Information provided:

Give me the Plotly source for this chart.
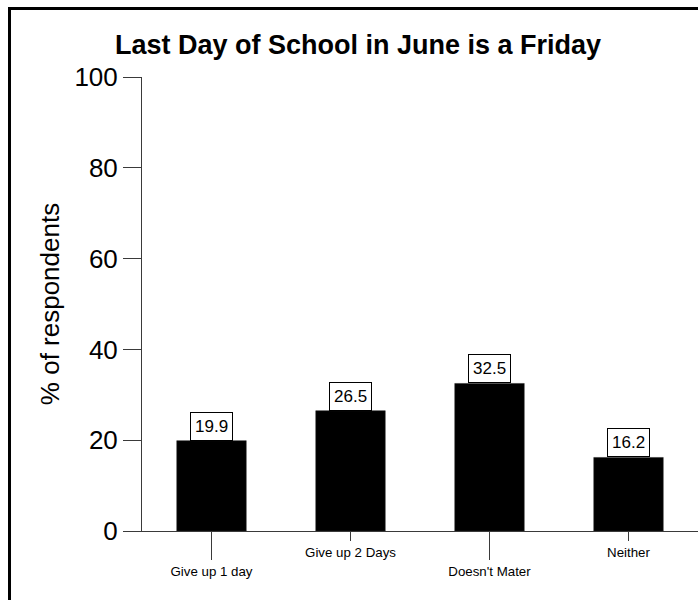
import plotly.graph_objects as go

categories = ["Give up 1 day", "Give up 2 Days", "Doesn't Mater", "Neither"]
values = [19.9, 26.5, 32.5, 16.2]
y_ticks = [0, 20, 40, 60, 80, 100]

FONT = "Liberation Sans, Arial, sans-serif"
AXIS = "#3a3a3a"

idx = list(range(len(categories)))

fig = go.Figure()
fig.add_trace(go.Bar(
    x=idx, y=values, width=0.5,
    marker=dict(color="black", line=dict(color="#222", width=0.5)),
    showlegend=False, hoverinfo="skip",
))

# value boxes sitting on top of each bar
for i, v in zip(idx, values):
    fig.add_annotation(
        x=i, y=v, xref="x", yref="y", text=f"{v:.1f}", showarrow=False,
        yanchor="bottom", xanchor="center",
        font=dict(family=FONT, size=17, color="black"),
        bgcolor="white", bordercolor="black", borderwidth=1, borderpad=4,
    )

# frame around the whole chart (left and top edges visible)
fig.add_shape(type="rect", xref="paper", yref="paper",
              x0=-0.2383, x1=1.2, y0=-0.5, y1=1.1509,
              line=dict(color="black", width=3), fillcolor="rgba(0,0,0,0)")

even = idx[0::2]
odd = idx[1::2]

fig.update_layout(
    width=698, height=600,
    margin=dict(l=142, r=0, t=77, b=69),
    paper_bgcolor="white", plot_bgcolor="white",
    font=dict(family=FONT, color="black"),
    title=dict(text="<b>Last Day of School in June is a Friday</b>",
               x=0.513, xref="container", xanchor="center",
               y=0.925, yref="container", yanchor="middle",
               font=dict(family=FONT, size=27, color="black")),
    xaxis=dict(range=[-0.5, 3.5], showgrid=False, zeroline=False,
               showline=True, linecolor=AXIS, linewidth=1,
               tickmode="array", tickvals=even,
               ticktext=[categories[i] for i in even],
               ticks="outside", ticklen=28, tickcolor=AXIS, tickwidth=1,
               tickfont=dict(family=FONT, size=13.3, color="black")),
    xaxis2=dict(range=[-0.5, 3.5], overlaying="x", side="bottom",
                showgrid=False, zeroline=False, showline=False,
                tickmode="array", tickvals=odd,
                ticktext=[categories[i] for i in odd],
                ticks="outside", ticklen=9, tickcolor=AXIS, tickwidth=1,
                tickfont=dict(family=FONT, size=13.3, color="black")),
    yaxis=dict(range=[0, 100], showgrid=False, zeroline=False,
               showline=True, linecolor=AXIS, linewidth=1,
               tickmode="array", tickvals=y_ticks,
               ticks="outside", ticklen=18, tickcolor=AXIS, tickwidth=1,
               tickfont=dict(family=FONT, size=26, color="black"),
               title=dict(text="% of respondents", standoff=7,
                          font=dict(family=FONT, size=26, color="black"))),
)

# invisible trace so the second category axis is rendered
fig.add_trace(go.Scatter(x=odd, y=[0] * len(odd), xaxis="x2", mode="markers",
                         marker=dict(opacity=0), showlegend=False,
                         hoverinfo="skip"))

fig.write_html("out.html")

Stated problem: Exclude the images, then output the data above word for word.

Reply:
Give me the Plotly source for this chart.
import plotly.graph_objects as go

categories = ["Give up 1 day", "Give up 2 Days", "Doesn't Mater", "Neither"]
values = [19.9, 26.5, 32.5, 16.2]
y_ticks = [0, 20, 40, 60, 80, 100]

FONT = "Liberation Sans, Arial, sans-serif"
AXIS = "#3a3a3a"

idx = list(range(len(categories)))

fig = go.Figure()
fig.add_trace(go.Bar(
    x=idx, y=values, width=0.5,
    marker=dict(color="black", line=dict(color="#222", width=0.5)),
    showlegend=False, hoverinfo="skip",
))

# value boxes sitting on top of each bar
for i, v in zip(idx, values):
    fig.add_annotation(
        x=i, y=v, xref="x", yref="y", text=f"{v:.1f}", showarrow=False,
        yanchor="bottom", xanchor="center",
        font=dict(family=FONT, size=17, color="black"),
        bgcolor="white", bordercolor="black", borderwidth=1, borderpad=4,
    )

# frame around the whole chart (left and top edges visible)
fig.add_shape(type="rect", xref="paper", yref="paper",
              x0=-0.2383, x1=1.2, y0=-0.5, y1=1.1509,
              line=dict(color="black", width=3), fillcolor="rgba(0,0,0,0)")

even = idx[0::2]
odd = idx[1::2]

fig.update_layout(
    width=698, height=600,
    margin=dict(l=142, r=0, t=77, b=69),
    paper_bgcolor="white", plot_bgcolor="white",
    font=dict(family=FONT, color="black"),
    title=dict(text="<b>Last Day of School in June is a Friday</b>",
               x=0.513, xref="container", xanchor="center",
               y=0.925, yref="container", yanchor="middle",
               font=dict(family=FONT, size=27, color="black")),
    xaxis=dict(range=[-0.5, 3.5], showgrid=False, zeroline=False,
               showline=True, linecolor=AXIS, linewidth=1,
               tickmode="array", tickvals=even,
               ticktext=[categories[i] for i in even],
               ticks="outside", ticklen=28, tickcolor=AXIS, tickwidth=1,
               tickfont=dict(family=FONT, size=13.3, color="black")),
    xaxis2=dict(range=[-0.5, 3.5], overlaying="x", side="bottom",
                showgrid=False, zeroline=False, showline=False,
                tickmode="array", tickvals=odd,
                ticktext=[categories[i] for i in odd],
                ticks="outside", ticklen=9, tickcolor=AXIS, tickwidth=1,
                tickfont=dict(family=FONT, size=13.3, color="black")),
    yaxis=dict(range=[0, 100], showgrid=False, zeroline=False,
               showline=True, linecolor=AXIS, linewidth=1,
               tickmode="array", tickvals=y_ticks,
               ticks="outside", ticklen=18, tickcolor=AXIS, tickwidth=1,
               tickfont=dict(family=FONT, size=26, color="black"),
               title=dict(text="% of respondents", standoff=7,
                          font=dict(family=FONT, size=26, color="black"))),
)

# invisible trace so the second category axis is rendered
fig.add_trace(go.Scatter(x=odd, y=[0] * len(odd), xaxis="x2", mode="markers",
                         marker=dict(opacity=0), showlegend=False,
                         hoverinfo="skip"))

fig.write_html("out.html")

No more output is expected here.